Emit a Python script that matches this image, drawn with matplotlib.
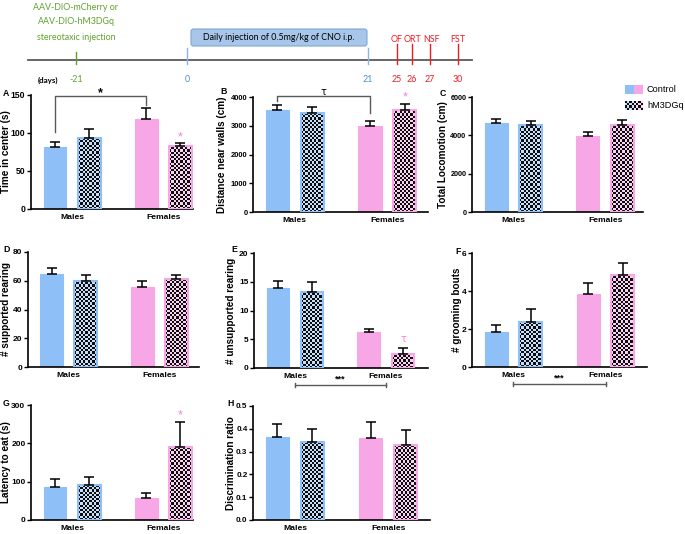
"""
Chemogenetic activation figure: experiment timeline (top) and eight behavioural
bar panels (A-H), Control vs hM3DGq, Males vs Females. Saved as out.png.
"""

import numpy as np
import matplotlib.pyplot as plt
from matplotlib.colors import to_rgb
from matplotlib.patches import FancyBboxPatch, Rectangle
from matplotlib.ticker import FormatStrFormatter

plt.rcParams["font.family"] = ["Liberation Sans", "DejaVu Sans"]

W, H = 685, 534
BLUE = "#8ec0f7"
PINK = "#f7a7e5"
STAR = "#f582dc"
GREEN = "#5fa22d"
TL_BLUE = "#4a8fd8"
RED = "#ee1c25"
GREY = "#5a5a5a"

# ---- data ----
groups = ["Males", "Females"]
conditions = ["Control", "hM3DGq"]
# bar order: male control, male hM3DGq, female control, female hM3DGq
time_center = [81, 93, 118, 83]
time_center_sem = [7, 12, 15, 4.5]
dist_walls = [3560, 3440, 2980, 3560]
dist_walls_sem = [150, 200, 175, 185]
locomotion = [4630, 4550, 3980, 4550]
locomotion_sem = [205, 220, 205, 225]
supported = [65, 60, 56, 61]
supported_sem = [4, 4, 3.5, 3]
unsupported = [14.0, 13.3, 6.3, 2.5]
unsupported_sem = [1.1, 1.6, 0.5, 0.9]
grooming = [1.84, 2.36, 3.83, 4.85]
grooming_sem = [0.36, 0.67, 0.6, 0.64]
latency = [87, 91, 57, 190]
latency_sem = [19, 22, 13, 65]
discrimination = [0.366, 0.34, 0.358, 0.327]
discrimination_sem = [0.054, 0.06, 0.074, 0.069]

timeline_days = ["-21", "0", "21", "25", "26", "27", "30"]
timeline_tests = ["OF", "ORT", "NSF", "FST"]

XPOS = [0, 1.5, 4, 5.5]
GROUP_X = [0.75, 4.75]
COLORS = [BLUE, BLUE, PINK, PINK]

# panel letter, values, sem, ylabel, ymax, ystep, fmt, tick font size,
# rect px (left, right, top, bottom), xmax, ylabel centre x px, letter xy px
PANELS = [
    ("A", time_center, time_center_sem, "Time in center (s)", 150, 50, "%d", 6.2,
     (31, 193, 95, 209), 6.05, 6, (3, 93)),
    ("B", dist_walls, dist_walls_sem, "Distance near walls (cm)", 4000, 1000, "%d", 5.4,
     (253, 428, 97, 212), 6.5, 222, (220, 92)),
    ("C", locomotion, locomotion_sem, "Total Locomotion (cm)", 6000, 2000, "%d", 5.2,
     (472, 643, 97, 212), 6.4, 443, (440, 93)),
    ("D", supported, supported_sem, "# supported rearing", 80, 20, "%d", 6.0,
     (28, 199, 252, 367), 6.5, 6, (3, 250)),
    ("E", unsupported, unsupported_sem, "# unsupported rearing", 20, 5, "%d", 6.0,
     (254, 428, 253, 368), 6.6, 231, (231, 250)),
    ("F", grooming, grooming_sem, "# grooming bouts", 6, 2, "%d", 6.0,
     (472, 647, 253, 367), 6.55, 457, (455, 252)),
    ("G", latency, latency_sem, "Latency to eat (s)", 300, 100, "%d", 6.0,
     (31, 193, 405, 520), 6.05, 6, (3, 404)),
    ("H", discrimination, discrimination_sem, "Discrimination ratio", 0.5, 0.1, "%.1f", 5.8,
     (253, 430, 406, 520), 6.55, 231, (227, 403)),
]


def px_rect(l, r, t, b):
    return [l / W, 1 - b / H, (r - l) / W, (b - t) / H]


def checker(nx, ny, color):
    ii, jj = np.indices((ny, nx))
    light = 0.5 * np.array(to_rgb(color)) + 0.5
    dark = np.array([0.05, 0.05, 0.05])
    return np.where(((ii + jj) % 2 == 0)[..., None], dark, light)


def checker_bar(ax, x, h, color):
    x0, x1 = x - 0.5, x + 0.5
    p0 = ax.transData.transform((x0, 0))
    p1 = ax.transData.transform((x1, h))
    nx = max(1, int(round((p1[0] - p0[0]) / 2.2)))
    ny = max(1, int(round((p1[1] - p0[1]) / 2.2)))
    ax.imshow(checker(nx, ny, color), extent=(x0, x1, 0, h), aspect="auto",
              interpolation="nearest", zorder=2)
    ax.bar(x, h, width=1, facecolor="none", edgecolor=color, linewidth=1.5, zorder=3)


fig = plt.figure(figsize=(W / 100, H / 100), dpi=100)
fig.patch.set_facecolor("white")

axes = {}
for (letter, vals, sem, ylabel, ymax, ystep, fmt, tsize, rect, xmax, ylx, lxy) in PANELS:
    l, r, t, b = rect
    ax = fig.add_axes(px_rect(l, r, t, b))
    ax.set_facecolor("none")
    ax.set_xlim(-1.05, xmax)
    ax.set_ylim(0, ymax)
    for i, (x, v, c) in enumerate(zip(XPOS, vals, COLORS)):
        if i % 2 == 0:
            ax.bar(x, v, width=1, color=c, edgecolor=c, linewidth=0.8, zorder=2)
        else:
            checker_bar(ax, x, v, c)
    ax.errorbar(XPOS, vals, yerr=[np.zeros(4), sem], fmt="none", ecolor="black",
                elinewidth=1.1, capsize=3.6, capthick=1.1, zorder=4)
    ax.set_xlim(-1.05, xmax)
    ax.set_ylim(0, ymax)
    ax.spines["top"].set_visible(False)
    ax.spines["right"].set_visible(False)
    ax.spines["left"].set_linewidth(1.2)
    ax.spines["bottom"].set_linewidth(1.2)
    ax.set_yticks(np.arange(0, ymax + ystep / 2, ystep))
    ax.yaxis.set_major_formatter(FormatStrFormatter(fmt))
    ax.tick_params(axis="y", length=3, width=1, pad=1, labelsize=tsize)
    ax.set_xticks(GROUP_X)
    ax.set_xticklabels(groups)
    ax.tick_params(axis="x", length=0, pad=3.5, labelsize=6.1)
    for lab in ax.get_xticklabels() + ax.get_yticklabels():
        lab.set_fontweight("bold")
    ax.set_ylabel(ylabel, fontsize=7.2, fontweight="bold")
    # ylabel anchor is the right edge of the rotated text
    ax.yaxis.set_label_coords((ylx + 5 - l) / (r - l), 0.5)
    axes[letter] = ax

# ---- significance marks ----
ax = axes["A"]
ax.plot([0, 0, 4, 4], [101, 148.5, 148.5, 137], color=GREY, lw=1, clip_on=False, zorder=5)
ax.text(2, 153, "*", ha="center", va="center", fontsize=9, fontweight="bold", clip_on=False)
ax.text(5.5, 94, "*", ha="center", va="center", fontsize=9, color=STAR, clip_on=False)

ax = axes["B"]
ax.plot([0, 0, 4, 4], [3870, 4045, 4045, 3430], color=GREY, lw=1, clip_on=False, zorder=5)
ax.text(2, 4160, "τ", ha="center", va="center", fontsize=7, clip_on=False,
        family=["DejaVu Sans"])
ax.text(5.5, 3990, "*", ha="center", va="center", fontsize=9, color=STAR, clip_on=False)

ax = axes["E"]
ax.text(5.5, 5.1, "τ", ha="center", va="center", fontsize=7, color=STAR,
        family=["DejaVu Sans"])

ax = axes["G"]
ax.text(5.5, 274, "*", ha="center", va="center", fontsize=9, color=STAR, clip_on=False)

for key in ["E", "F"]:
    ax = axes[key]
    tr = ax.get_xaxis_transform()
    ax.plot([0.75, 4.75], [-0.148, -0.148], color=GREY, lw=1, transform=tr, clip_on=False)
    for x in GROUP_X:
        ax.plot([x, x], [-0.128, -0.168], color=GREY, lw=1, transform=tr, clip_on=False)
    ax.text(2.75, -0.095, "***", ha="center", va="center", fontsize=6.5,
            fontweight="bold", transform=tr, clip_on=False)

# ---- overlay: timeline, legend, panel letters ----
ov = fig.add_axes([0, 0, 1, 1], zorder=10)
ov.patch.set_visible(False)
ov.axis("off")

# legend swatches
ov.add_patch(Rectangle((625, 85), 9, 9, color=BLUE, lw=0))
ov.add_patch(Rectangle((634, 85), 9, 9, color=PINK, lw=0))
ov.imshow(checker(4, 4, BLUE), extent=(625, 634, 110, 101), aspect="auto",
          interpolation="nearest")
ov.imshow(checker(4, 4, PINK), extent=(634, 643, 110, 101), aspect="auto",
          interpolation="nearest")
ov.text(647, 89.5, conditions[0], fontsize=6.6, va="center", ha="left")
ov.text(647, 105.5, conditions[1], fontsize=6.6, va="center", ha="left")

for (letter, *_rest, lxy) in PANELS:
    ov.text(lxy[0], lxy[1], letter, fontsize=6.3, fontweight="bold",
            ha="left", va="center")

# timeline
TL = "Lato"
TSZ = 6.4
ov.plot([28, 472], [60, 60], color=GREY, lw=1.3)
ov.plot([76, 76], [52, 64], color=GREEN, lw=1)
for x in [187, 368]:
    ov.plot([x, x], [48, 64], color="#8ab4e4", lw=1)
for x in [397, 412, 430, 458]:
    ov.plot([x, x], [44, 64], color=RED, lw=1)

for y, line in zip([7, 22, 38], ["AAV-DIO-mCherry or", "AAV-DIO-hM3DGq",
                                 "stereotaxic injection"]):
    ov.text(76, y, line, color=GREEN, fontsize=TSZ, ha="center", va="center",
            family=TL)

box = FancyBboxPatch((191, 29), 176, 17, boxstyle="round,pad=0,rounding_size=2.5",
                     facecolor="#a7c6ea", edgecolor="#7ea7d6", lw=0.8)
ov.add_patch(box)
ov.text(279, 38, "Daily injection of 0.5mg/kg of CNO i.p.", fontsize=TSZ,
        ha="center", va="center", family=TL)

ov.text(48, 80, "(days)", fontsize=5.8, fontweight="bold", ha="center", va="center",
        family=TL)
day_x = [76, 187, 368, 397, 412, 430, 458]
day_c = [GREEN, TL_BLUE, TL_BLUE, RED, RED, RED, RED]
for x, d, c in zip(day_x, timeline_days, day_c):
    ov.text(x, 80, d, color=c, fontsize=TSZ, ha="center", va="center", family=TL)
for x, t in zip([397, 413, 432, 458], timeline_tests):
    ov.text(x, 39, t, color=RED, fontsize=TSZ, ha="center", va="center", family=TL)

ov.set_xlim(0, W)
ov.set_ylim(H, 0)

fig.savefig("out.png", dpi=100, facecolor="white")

§ **Required task**
Write out exactly the lines between the start of the data and the line with "COLORS = [BLUE, BLUE, PINK, PINK]", including both, but none of the pictures.

§ **Response to the task**
Emit a Python script that matches this image, drawn with matplotlib.
"""
Chemogenetic activation figure: experiment timeline (top) and eight behavioural
bar panels (A-H), Control vs hM3DGq, Males vs Females. Saved as out.png.
"""

import numpy as np
import matplotlib.pyplot as plt
from matplotlib.colors import to_rgb
from matplotlib.patches import FancyBboxPatch, Rectangle
from matplotlib.ticker import FormatStrFormatter

plt.rcParams["font.family"] = ["Liberation Sans", "DejaVu Sans"]

W, H = 685, 534
BLUE = "#8ec0f7"
PINK = "#f7a7e5"
STAR = "#f582dc"
GREEN = "#5fa22d"
TL_BLUE = "#4a8fd8"
RED = "#ee1c25"
GREY = "#5a5a5a"

# ---- data ----
groups = ["Males", "Females"]
conditions = ["Control", "hM3DGq"]
# bar order: male control, male hM3DGq, female control, female hM3DGq
time_center = [81, 93, 118, 83]
time_center_sem = [7, 12, 15, 4.5]
dist_walls = [3560, 3440, 2980, 3560]
dist_walls_sem = [150, 200, 175, 185]
locomotion = [4630, 4550, 3980, 4550]
locomotion_sem = [205, 220, 205, 225]
supported = [65, 60, 56, 61]
supported_sem = [4, 4, 3.5, 3]
unsupported = [14.0, 13.3, 6.3, 2.5]
unsupported_sem = [1.1, 1.6, 0.5, 0.9]
grooming = [1.84, 2.36, 3.83, 4.85]
grooming_sem = [0.36, 0.67, 0.6, 0.64]
latency = [87, 91, 57, 190]
latency_sem = [19, 22, 13, 65]
discrimination = [0.366, 0.34, 0.358, 0.327]
discrimination_sem = [0.054, 0.06, 0.074, 0.069]

timeline_days = ["-21", "0", "21", "25", "26", "27", "30"]
timeline_tests = ["OF", "ORT", "NSF", "FST"]

XPOS = [0, 1.5, 4, 5.5]
GROUP_X = [0.75, 4.75]
COLORS = [BLUE, BLUE, PINK, PINK]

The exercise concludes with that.